Situation: A large grocery chain in the UK, TESCO (something like our Walmart), has a problem as reported here. "Customers told us they were intimidated by antisocial behaviour outside our Regent Street store." Their solution was to "put studs in place to try to stop it." Homeless advocates identified this as an anti-homelessness strategy and mustered considerable, outrage, protests, and criminal mischief (one group poured concrete slurry over the inch high spikes. City government as represented by the mayor, took umbrage at TESCO's actions. TESCO immediately committed to removing the spikes and finding some other solution.

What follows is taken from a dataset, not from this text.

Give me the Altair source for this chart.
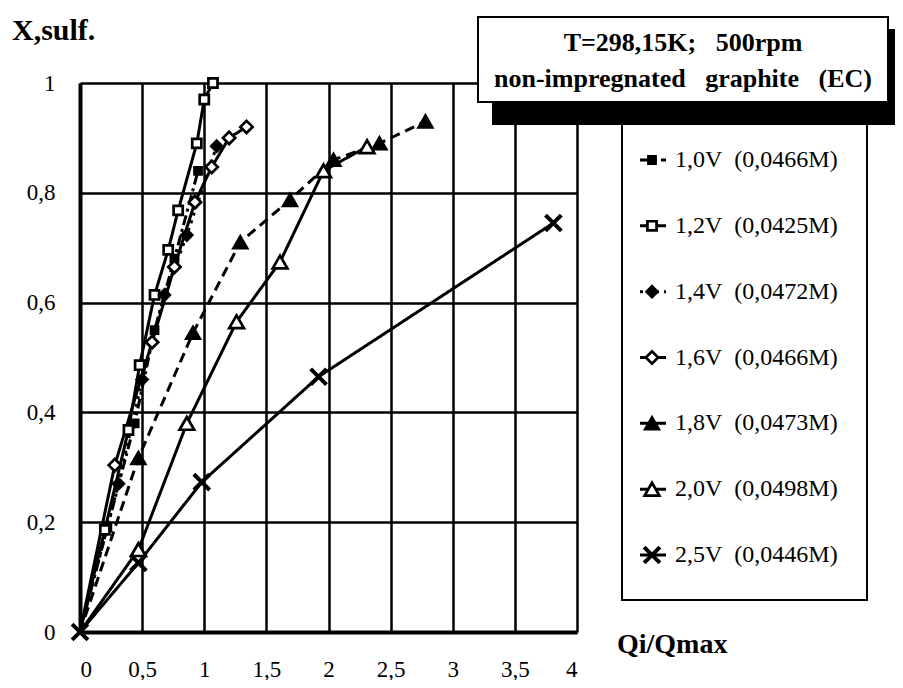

But this is interesting. TESCO here is the victim of illegal behavior (sleeping on TESCO property). They are a food related business so hygiene is obviously a significant policy issue. Customer safety is obviously a significant issue. The police are obviously unwilling or unable to address the problem.
So why is TESCO the bad guy, victim of demonstrations by homelessness advocates, berated by the government? They broke no law, they were seeking to comply with hygiene regulations, they were looking after the interests of their customers.
Well you can understand why advocates would exploit this. It is what advocates do. While there are some who are well intentioned and even effective, there are very many who are simply interested in being seen to be altruistic, though usually at someone else's expense. Protests like these do wonders for raising contributions.
I can't even begin to explain the Mayor's stance other than diversion. It is the failure of the state to enforce its own laws which is the nominal cause (the root cause being homelessness itself) so blaming the victim is a convenient strategy, particularly when the scapegoat is a large corporation.
Cowen looks at this in terms of economic principles, casting TESCO's initial response as a means of raising the cost (by raising inconvenience) to the homeless of sleeping on the TESCO property. As is often the case, a lot of variance in the comments as well as insight.
Yes, it seems to me that the issue is not about raising the costs of being homeless to deter homelessness. The issue is that the cost of dealing with homelessness is being borne disproportionately by Tesco instead of society as a whole.As is so often in these cases, the advocates create a small sensation around a symptom (sleeping on TESCOs property by the homeless) without choosing to address the disease (homelessness itself). Homelessness (addiction, mental health, behaviors, etc.) is a notoriously difficult issue to effectively address. Better by far, in terms of advocates, to focus on the symptoms than the disease. Here, take an aspirin
There’s a cognitive/behavioral anomaly at work here. If we were to levy taxes on a small subset of randomly chosen people, or even corporations, to pay for homeless shelters, most of us would consider that to be unfair. It would be considered similarly unfair if the government were to randomly choose households that would be required to allow homeless to camp on their lawns or front porches. However, when homeless people “naturally” cluster around Tesco’s stores, it is considered “inhumane” for Tesco to not want the burden of dealing with the homeless to fall solely on their shoulders. I suspect that very few of those criticizing Tesco are volunteering their own homes to house the homeless.